The neighbors are trying to get reopened part of what is now treated as a private road that leads to the Big Wood River and national forest land seven miles north of town.

They claim as invalid a 1996 agreement made between Blaine County and Seattle resident Frank Everett allowing him to close the last 200 yards of Barlow road.

Everett owns a vacation home in the Barlow subdivision. Though the road may belong to the county, a subdivision plat in the mid 1950s shows it as part of what is now Everett’s land.

In a three-page statement, neighbors concerned about the closed Barlow Road say they also want to stop Everett from landing his helicopter in his backyard, which frightens neighbors, and is not safe, the neighbors claim.

Everett didn’t return a reporter’s telephone message left Friday with his housekeeper. The housekeeper said his employer was probably in Seattle but might fly his helicopter to the Wood River Valley at any moment for a visit.

Prompted by complaints, the Blaine County commissioners are scheduled to consider during a meeting tomorrow changing county code to prevent aircraft from landing in residential areas, something that is apparently legal now.

The road access situation has proven more difficult to solve.

In 1996, the county agreed to allow Everett to build a stone and metal gate across Barlow Road. In return, Everett granted the county a four-foot wide public pedestrian access easement around the gate and the right to plow snow to the end of the road during the winter.

Everett, according to the agreement and other county records, owns the road. But Commissioner Len Harlig, in an interview Monday, said the county might never have taken the official action necessary for the road to be sold to Everett.

Further complicating the ownership dilemma is the fact that the road was once a state highway and may still be owned by the state.

The 1996 agreement states that Everett must provide a sign that indicates the public access, but today, the sign does not exist. Without it, pedestrians wanting to reach Forest Service land from Barlow Road have no indication of what is private property and what is public.

Local resident Doug Christensen, during a telephone interview last week, said there is "a great deal of sentiment among people in the area who feel this is not only inappropriate, but illegal."

Christensen and another resident, Mary Jane Conger, have been working together on the issue for several years, Christensen said.

Blaine County Prosecuting Attorney Doug Werth is researching county and state records in an attempt to determine ownership.

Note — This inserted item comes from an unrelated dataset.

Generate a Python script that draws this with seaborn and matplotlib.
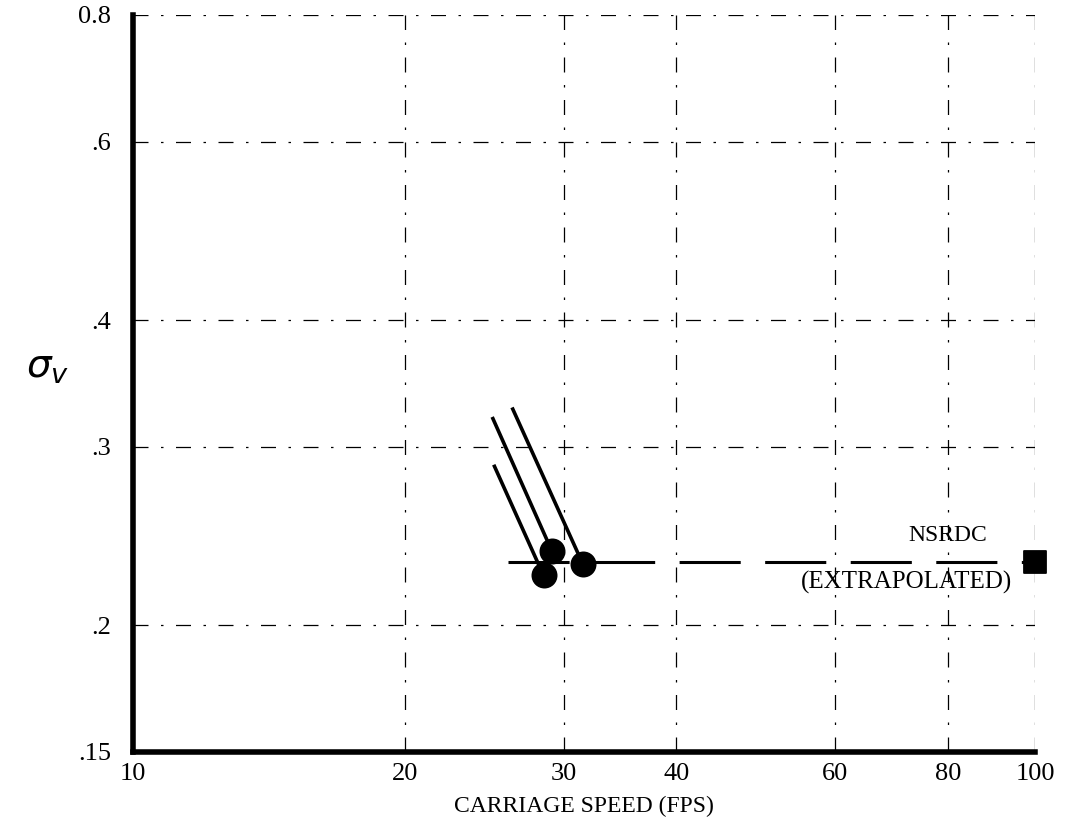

But it is not yet clear how or when the issue will be resolved.

What’s at stake, Christensen said, is not just the Barlow Road access. Whatever decision is reached about Barlow Road could affect other decisions about access to public land throughout the county, he said.

Conger and Christensen are longtime county residents. In their experiences, new people moving into the area want to block off public access for privacy, they said. But Conger and Christensen also claim that well established ranchers have successfully closed off pubic roads.

As an example, Conger said in a written statement, that sheep rancher John Peavey appropriated three miles of public river frontage road near Carey last summer. Peavey was able to do that, according to Conger, because the county had stopped maintaining the road. Now, Conger states, Peavey plans to sell the property.

In a telephone interview yesterday, Peavey confirmed that last summer he locked a gate that had previously been unlocked. But he said the road leading to the gate and the land around it was private.

"We’ve always let people come and go at will," he added. However, he said, he felt he had to prevent recent destruction of the land caused by a large number of campers who have abused the area by cutting down trees, building too many fire rings and leaving behind refuse.

Peavey said he is forced to sell the land because lenders will no longer invest in ranches like his that rely heavily on public land grazing. He said environmentalists had publicly discredited the ranches to such a degree that lenders no longer trust the ranches’ long-term economic viability.

Now, Peavey said, he is forced to sell the land to support other ranch operations.